• GIVEN MATERIAL
* Begin *
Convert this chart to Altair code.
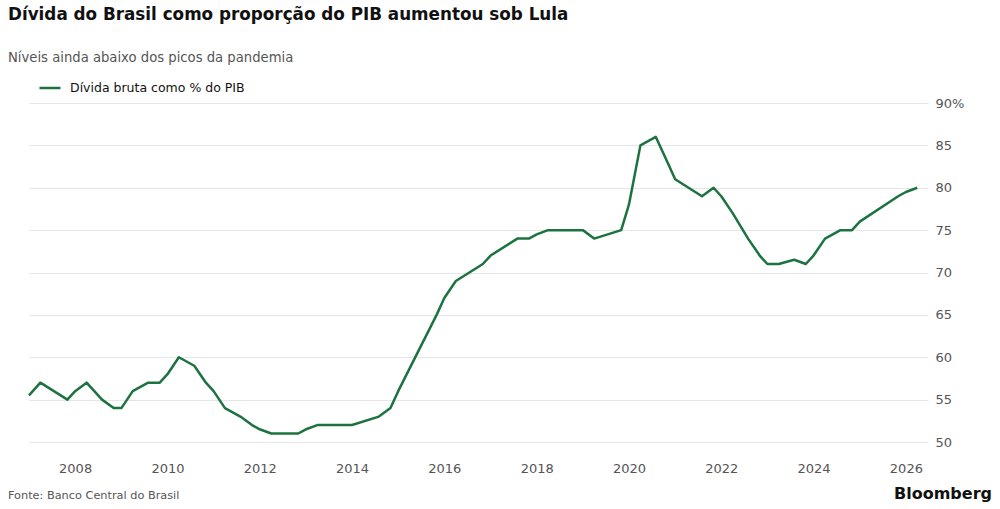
import altair as alt
import pandas as pd

# Dívida bruta do governo geral, % do PIB
datas = [
    "2007-01", "2007-04", "2007-11", "2008-01", "2008-04", "2008-08", "2008-11",
    "2009-01", "2009-04", "2009-08", "2009-11", "2010-01", "2010-04", "2010-08",
    "2010-11", "2011-01", "2011-04", "2011-08", "2011-11", "2012-01", "2012-04",
    "2012-11", "2013-01", "2013-04", "2014-01", "2014-08", "2014-11", "2015-01",
    "2015-11", "2016-01", "2016-04", "2016-11", "2017-01", "2017-08", "2017-11",
    "2018-01", "2018-04", "2019-01", "2019-04", "2019-11", "2020-01", "2020-04",
    "2020-08", "2020-11", "2021-01", "2021-08", "2021-11", "2022-01", "2022-04",
    "2022-08", "2022-11", "2023-01", "2023-04", "2023-08", "2023-11", "2024-01",
    "2024-04", "2024-08", "2024-11", "2025-01", "2025-11", "2026-01", "2026-04",
]
divida = [
    55.5, 57, 55, 56, 57, 55, 54,
    54, 56, 57, 57, 58, 60, 59,
    57, 56, 54, 53, 52, 51.5, 51,
    51, 51.5, 52, 52, 53, 54, 56,
    65, 67, 69, 71, 72, 74, 74,
    74.5, 75, 75, 74, 75, 78, 85,
    86, 83, 81, 79, 80, 79, 77,
    74, 72, 71, 71, 71.5, 71, 72,
    74, 75, 75, 76, 79, 79.5, 80,
]
serie = "Dívida bruta como % do PIB"
anos_eixo = list(range(2008, 2027, 2))
niveis_eixo = [50, 55, 60, 65, 70, 75, 80, 85, 90]

titulo = "Dívida do Brasil como proporção do PIB aumentou sob Lula"
subtitulo = "Níveis ainda abaixo dos picos da pandemia"
fonte = "Fonte: Banco Central do Brasil"
marca = "Bloomberg"

FONT = "DejaVu Sans"
VERDE = "#1c7340"
W, H = 899, 339

df = pd.DataFrame({
    "data": [d + "-01" for d in datas],
    "valor": divida,
    "serie": serie,
})

linha = alt.Chart(df).mark_line(strokeWidth=2.5, strokeJoin="round").encode(
    x=alt.X(
        "data:T",
        title=None,
        scale=alt.Scale(
            type="utc",
            domain=[alt.DateTime(year=2007, month=1, date=1, utc=True),
                    alt.DateTime(year=2026, month=6, date=25, utc=True)],
        ),
        axis=alt.Axis(
            values=[alt.DateTime(year=a, month=1, date=1, utc=True) for a in anos_eixo],
            format="%Y", grid=False, domain=False, ticks=False,
            labelPadding=20, labelFontSize=13, labelColor="#555555", labelFont=FONT,
        ),
    ),
    y=alt.Y(
        "valor:Q",
        title=None,
        scale=alt.Scale(domain=[50, 90], nice=False, zero=False),
        axis=alt.Axis(
            orient="right", values=niveis_eixo,
            labelExpr="datum.value == 90 ? datum.value + '%' : datum.value",
            grid=True, gridColor="#e6e6e6", gridWidth=1,
            domain=False, ticks=False, labelPadding=7,
            labelFontSize=13, labelColor="#555555", labelFont=FONT,
        ),
    ),
    color=alt.Color(
        "serie:N",
        scale=alt.Scale(range=[VERDE]),
        legend=alt.Legend(
            title=None, orient="none", legendX=9, legendY=-27,
            symbolType="stroke", symbolSize=441, symbolStrokeWidth=2.5,
            labelFontSize=12.5, labelColor="#111111", labelFont=FONT,
            labelOffset=8, labelLimit=0, padding=0,
        ),
    ),
)

rodape = alt.Chart(pd.DataFrame({"t": [fonte]})).mark_text(
    align="left", baseline="alphabetic", fontSize=11.3, color="#555555", font=FONT,
).encode(text="t:N", x=alt.value(-21), y=alt.value(H + 57))

assinatura = alt.Chart(pd.DataFrame({"t": [marca]})).mark_text(
    align="right", baseline="alphabetic", fontSize=16, fontWeight="bold",
    color="#111111", font=FONT,
).encode(text="t:N", x=alt.value(W + 64), y=alt.value(H + 57))

chart = alt.layer(linha, rodape, assinatura).properties(
    width=W,
    height=H,
    background="white",
    autosize=alt.AutoSizeParams(type="none"),
    padding={"left": 29, "top": 103, "right": 72, "bottom": 67},
    title=alt.TitleParams(
        text=titulo, subtitle=subtitulo, anchor="start",
        font=FONT, fontSize=16.8, fontWeight="bold", color="#111111",
        subtitleFont=FONT, subtitleFontSize=13.2, subtitleColor="#555555",
        subtitlePadding=28, offset=12,
    ),
).configure_view(stroke=None)

chart.save("out.html", embed_options={"renderer": "svg", "actions": False})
* End *
• WORK TO DO
Copy each line exactly, and leave the pictures out of your copy.

• RESULT BELOW
Convert this chart to Altair code.
import altair as alt
import pandas as pd

# Dívida bruta do governo geral, % do PIB
datas = [
    "2007-01", "2007-04", "2007-11", "2008-01", "2008-04", "2008-08", "2008-11",
    "2009-01", "2009-04", "2009-08", "2009-11", "2010-01", "2010-04", "2010-08",
    "2010-11", "2011-01", "2011-04", "2011-08", "2011-11", "2012-01", "2012-04",
    "2012-11", "2013-01", "2013-04", "2014-01", "2014-08", "2014-11", "2015-01",
    "2015-11", "2016-01", "2016-04", "2016-11", "2017-01", "2017-08", "2017-11",
    "2018-01", "2018-04", "2019-01", "2019-04", "2019-11", "2020-01", "2020-04",
    "2020-08", "2020-11", "2021-01", "2021-08", "2021-11", "2022-01", "2022-04",
    "2022-08", "2022-11", "2023-01", "2023-04", "2023-08", "2023-11", "2024-01",
    "2024-04", "2024-08", "2024-11", "2025-01", "2025-11", "2026-01", "2026-04",
]
divida = [
    55.5, 57, 55, 56, 57, 55, 54,
    54, 56, 57, 57, 58, 60, 59,
    57, 56, 54, 53, 52, 51.5, 51,
    51, 51.5, 52, 52, 53, 54, 56,
    65, 67, 69, 71, 72, 74, 74,
    74.5, 75, 75, 74, 75, 78, 85,
    86, 83, 81, 79, 80, 79, 77,
    74, 72, 71, 71, 71.5, 71, 72,
    74, 75, 75, 76, 79, 79.5, 80,
]
serie = "Dívida bruta como % do PIB"
anos_eixo = list(range(2008, 2027, 2))
niveis_eixo = [50, 55, 60, 65, 70, 75, 80, 85, 90]

titulo = "Dívida do Brasil como proporção do PIB aumentou sob Lula"
subtitulo = "Níveis ainda abaixo dos picos da pandemia"
fonte = "Fonte: Banco Central do Brasil"
marca = "Bloomberg"

FONT = "DejaVu Sans"
VERDE = "#1c7340"
W, H = 899, 339

df = pd.DataFrame({
    "data": [d + "-01" for d in datas],
    "valor": divida,
    "serie": serie,
})

linha = alt.Chart(df).mark_line(strokeWidth=2.5, strokeJoin="round").encode(
    x=alt.X(
        "data:T",
        title=None,
        scale=alt.Scale(
            type="utc",
            domain=[alt.DateTime(year=2007, month=1, date=1, utc=True),
                    alt.DateTime(year=2026, month=6, date=25, utc=True)],
        ),
        axis=alt.Axis(
            values=[alt.DateTime(year=a, month=1, date=1, utc=True) for a in anos_eixo],
            format="%Y", grid=False, domain=False, ticks=False,
            labelPadding=20, labelFontSize=13, labelColor="#555555", labelFont=FONT,
        ),
    ),
    y=alt.Y(
        "valor:Q",
        title=None,
        scale=alt.Scale(domain=[50, 90], nice=False, zero=False),
        axis=alt.Axis(
            orient="right", values=niveis_eixo,
            labelExpr="datum.value == 90 ? datum.value + '%' : datum.value",
            grid=True, gridColor="#e6e6e6", gridWidth=1,
            domain=False, ticks=False, labelPadding=7,
            labelFontSize=13, labelColor="#555555", labelFont=FONT,
        ),
    ),
    color=alt.Color(
        "serie:N",
        scale=alt.Scale(range=[VERDE]),
        legend=alt.Legend(
            title=None, orient="none", legendX=9, legendY=-27,
            symbolType="stroke", symbolSize=441, symbolStrokeWidth=2.5,
            labelFontSize=12.5, labelColor="#111111", labelFont=FONT,
            labelOffset=8, labelLimit=0, padding=0,
        ),
    ),
)

rodape = alt.Chart(pd.DataFrame({"t": [fonte]})).mark_text(
    align="left", baseline="alphabetic", fontSize=11.3, color="#555555", font=FONT,
).encode(text="t:N", x=alt.value(-21), y=alt.value(H + 57))

assinatura = alt.Chart(pd.DataFrame({"t": [marca]})).mark_text(
    align="right", baseline="alphabetic", fontSize=16, fontWeight="bold",
    color="#111111", font=FONT,
).encode(text="t:N", x=alt.value(W + 64), y=alt.value(H + 57))

chart = alt.layer(linha, rodape, assinatura).properties(
    width=W,
    height=H,
    background="white",
    autosize=alt.AutoSizeParams(type="none"),
    padding={"left": 29, "top": 103, "right": 72, "bottom": 67},
    title=alt.TitleParams(
        text=titulo, subtitle=subtitulo, anchor="start",
        font=FONT, fontSize=16.8, fontWeight="bold", color="#111111",
        subtitleFont=FONT, subtitleFontSize=13.2, subtitleColor="#555555",
        subtitlePadding=28, offset=12,
    ),
).configure_view(stroke=None)

chart.save("out.html", embed_options={"renderer": "svg", "actions": False})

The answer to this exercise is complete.